Extracting ourselves we ran off toward Biggin Hill airfield and he weaved away to find his dinner. Off we went through Ginger Cat Gate and over the fields, briefly accosting a women, a boy and a dog to ask if they had any interesting facts about the area. They didn't but the lady did enquire if we were Orpington Road Runners to which I replied that we were a mash up of clubs. She took a moment to digest this, nodded once, turned and tugged the boy and dog away. It was about this time just over a mile into our run that loud music free distortion began in the far distance and we appeared to be running towards the vortex it created. Reaching the perimeter fence of the airfield with it's forbidding security notices we turned right and began our run along the runway, all the time menaced by the throbbing pub rock. It was a bit like being in a bad sci fi movie where aliens capture humans using some dastardly means to get them in their thrall, we ran zombie like in single file toward the mother ship, deadpan, silent and emotionless. After traversing a waist high wheatfield we arrived at the Kings Arms which bizarrely and ironically was the source of the music that had been torturing our ears for miles.

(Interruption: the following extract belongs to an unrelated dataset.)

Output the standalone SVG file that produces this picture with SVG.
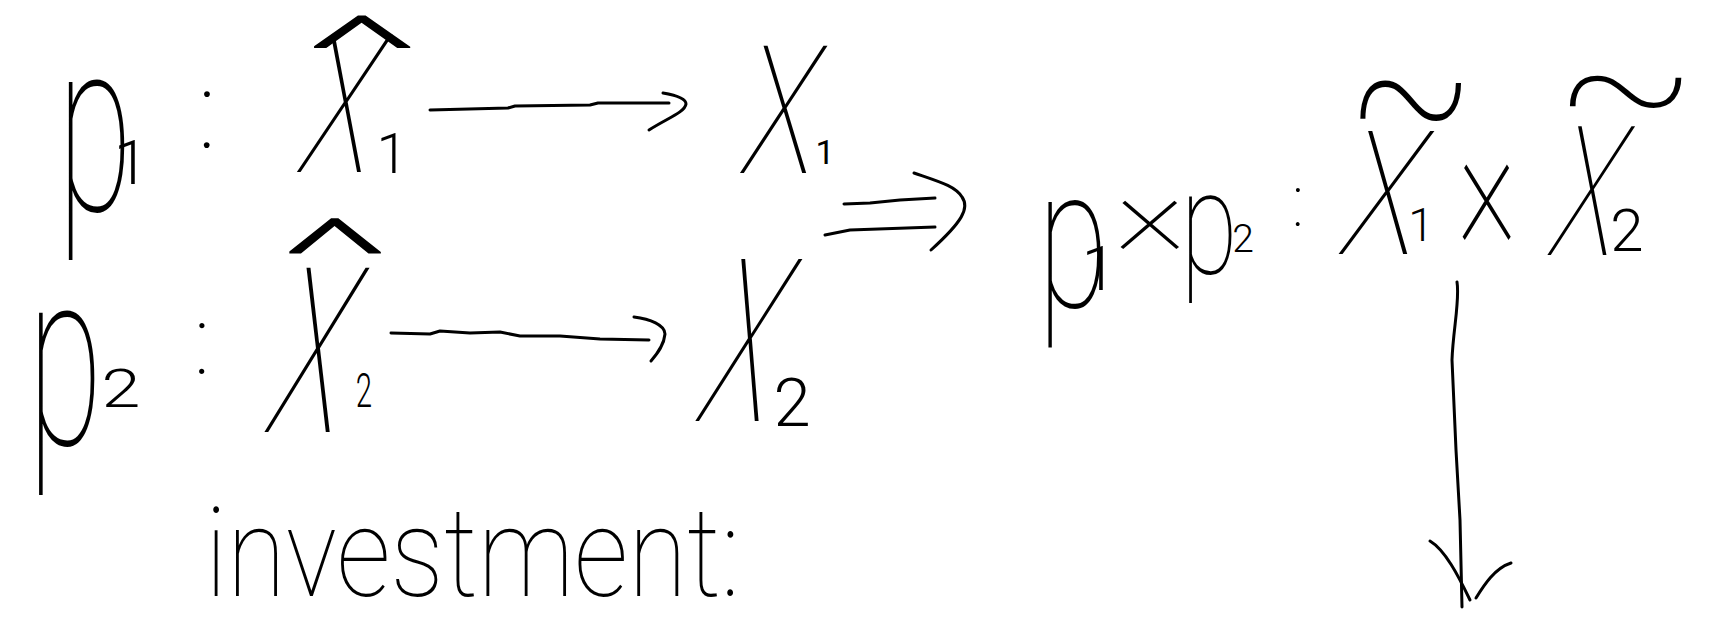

The Kings Arms is one of those myriad historic English public houses, typical in it's low beams and with walls festooned with paintings and prints of second world war aircraft. A particularly nice touch were the Christmas lights that looked as if they had been strung in the 1950's. Thankfully, as we entered the music died away and I enjoyed a bottle of Corona whilst the rest of the bunch sipped on real ale. Drinks finished we departed into the dusk, scaled a high gate, dropped into the wheat and began the return journey. No aliens tried to apprehend us but right on cue the music started up and it didn't stop as we ran the 4 miles back to Downe.
A great and sociable run with good people finished in the Queens Head filled with rustics wearing a variety of patriotic English and British garb, I think they were celebrating some historic occasion or perhaps that's how they always dress? I don't know but I had fun.